◆ WORK TO DO
Locate and copy each line in the data that contains the word "chart".

◆ COLLECTED MATERIAL
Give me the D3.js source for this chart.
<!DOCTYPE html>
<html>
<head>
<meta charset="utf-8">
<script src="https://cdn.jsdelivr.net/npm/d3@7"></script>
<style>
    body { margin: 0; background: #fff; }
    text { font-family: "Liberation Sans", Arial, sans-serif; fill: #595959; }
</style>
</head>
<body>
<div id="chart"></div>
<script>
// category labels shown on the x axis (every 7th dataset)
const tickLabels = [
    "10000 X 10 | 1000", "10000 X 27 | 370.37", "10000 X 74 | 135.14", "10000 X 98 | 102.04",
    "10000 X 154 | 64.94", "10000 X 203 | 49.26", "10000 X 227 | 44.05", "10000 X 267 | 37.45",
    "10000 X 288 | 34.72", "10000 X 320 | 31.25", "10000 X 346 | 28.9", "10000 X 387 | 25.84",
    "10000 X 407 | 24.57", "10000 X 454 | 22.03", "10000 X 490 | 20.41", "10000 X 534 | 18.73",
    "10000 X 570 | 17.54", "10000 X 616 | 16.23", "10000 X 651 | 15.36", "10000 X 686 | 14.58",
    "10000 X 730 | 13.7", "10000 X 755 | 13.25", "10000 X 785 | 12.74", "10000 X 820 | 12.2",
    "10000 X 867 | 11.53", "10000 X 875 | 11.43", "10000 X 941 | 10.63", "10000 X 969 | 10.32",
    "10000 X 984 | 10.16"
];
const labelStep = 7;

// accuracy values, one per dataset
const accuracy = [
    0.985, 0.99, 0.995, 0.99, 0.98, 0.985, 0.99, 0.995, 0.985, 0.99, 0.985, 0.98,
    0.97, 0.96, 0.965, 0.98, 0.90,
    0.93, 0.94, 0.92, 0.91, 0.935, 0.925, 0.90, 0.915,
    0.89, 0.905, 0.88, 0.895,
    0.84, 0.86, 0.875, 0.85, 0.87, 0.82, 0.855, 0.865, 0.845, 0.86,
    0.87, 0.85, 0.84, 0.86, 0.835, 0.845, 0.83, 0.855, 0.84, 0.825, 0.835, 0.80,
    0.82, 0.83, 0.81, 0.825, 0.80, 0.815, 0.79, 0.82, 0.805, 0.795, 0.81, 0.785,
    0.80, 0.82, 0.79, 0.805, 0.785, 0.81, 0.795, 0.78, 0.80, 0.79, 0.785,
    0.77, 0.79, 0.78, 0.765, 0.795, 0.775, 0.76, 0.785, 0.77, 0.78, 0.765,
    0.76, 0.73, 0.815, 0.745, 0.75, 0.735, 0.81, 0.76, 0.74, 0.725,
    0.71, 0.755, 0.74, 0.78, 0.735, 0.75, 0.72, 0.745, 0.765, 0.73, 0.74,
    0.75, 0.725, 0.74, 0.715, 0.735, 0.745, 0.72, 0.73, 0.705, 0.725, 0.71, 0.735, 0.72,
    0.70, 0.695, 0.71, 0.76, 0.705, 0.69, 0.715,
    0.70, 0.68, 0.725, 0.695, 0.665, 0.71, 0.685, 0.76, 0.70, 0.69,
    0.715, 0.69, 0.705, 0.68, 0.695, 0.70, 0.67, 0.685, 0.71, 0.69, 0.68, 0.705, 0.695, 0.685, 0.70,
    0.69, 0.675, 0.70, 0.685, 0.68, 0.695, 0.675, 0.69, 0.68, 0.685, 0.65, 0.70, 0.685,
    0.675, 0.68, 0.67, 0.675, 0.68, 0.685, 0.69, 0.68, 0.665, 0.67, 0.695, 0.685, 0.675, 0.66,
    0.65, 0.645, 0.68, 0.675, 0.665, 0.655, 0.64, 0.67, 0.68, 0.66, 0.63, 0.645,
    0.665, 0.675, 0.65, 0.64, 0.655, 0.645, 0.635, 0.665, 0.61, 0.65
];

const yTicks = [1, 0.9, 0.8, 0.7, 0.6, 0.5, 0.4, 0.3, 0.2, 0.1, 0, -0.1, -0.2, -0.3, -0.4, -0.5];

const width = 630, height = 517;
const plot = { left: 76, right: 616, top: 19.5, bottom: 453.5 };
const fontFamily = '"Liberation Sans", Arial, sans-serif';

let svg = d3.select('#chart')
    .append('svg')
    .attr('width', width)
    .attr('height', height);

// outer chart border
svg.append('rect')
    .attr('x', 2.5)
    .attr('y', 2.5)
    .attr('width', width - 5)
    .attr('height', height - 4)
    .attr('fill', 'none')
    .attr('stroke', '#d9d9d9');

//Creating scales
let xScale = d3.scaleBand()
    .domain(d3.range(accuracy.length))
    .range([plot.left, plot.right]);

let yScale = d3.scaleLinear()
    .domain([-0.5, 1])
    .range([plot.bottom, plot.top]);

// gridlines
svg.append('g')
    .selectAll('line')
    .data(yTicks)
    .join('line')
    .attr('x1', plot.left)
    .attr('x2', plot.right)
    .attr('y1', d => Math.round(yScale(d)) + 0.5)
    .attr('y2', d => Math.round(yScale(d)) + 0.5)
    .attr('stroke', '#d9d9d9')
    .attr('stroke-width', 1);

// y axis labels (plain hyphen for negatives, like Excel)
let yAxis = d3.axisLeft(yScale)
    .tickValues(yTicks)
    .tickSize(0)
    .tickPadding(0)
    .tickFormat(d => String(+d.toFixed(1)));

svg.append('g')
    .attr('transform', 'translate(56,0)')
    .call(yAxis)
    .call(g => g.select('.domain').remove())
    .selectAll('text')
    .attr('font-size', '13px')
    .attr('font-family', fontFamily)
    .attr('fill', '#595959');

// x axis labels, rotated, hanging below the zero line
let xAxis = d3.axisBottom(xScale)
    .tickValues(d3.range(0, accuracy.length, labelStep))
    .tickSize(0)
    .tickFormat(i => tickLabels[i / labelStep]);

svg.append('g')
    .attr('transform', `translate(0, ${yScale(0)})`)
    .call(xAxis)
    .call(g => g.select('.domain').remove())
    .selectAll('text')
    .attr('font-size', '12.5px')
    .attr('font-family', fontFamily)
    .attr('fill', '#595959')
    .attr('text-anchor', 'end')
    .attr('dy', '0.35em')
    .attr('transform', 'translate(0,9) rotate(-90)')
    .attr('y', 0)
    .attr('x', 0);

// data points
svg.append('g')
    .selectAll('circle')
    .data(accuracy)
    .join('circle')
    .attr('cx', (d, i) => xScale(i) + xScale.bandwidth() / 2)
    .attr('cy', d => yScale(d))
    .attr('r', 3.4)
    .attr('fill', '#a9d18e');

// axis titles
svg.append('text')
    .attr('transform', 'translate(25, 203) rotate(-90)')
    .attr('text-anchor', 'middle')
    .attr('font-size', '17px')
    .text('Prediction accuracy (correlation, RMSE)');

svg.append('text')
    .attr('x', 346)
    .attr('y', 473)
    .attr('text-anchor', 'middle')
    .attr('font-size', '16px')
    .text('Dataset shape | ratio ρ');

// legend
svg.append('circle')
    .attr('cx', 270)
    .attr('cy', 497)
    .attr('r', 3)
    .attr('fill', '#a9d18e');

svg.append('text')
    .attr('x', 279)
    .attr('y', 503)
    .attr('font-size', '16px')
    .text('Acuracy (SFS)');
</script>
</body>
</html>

◆ SOLUTION
Give me the D3.js source for this chart.
<div id="chart"></div>
let svg = d3.select('#chart')
// outer chart border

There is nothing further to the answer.